Anderson launched two unsuccessful Hawaii state legislature attempts. He was elected to the Honolulu City Council in a 2009 special election for the seat of the late Barbara Marshall. Anderson served as Marshall's legislative assistant and she mentored his political career. He was endorsed by Cliff Ziems, Marshall's husband, to succeed her seat on the city council. He was sworn into office on May 27, 2009. Anderson was a member of Honolulu's Agricultural Development Task Force and was the vice chair of the council as well as the chair of the Zoning and Planning Committee prior to being chair.

He won his reelection in 2012 with about 64 percent of the vote.

In June 2012, the Honolulu Ethics Commission issued a "stern advisory opinion" for Anderson's behavior during a parking incident in December 2010.

In August 2013, Anderson announced he would seek the democratic nomination for the U.S. House of Representatives for Hawaii's 1st congressional district, which encompasses the urban core of Honolulu. In the 2014 Democratic primary, Anderson received 6.7 percent of the votes, with the nomination going to Mark Takai.

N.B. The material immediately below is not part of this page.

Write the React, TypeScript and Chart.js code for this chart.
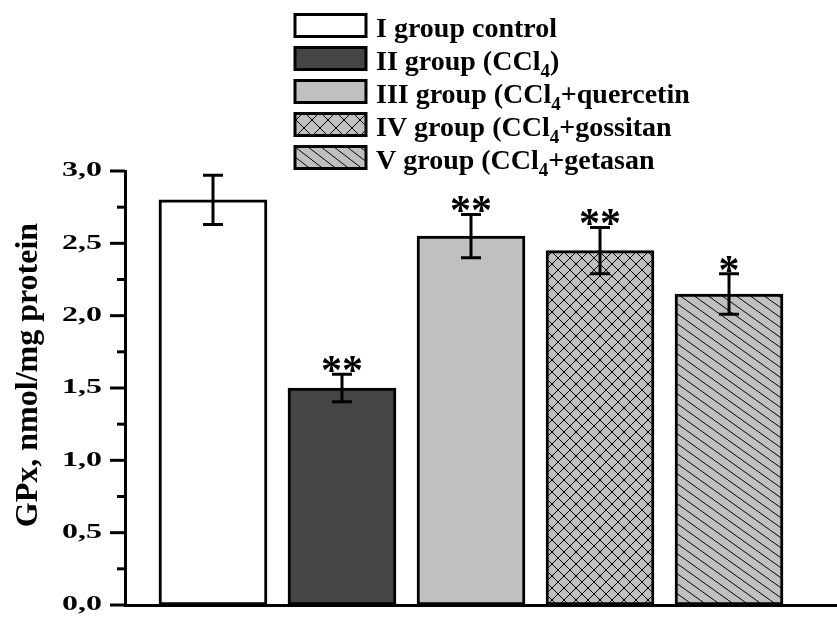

In October 2015, the Honolulu Ethics Commission dismissed complaints against Anderson and other councilmembers over "claims that they failed to disclose gifts from lobbyists before taking critical rail votes."

In May 2018, Anderson (who was chair of the Honolulu City Council's Planning Committee at the time), introduced a bill to demolish large homes built without proper permitting in residential communities. The bill was signed into temporary law for two years on March 13, 2018, putting a moratorium on the homes.

In May 2019, Anderson was unanimously elected as Chair of the Honolulu City Council.

In August 2019, Anderson introduced a resolution to the city council that would allow voters to decide on the elimination of the Honolulu Authority for Rapid Transportation. The bill was deferred.

In May 2019, it was announced that Anderson is in the process of drafting a tax on vacant properties.

==Personal life==
Anderson is a single father and caretaker for his ʻohana. He has four children: Tianni, JW and twins Kaleb and Kaili.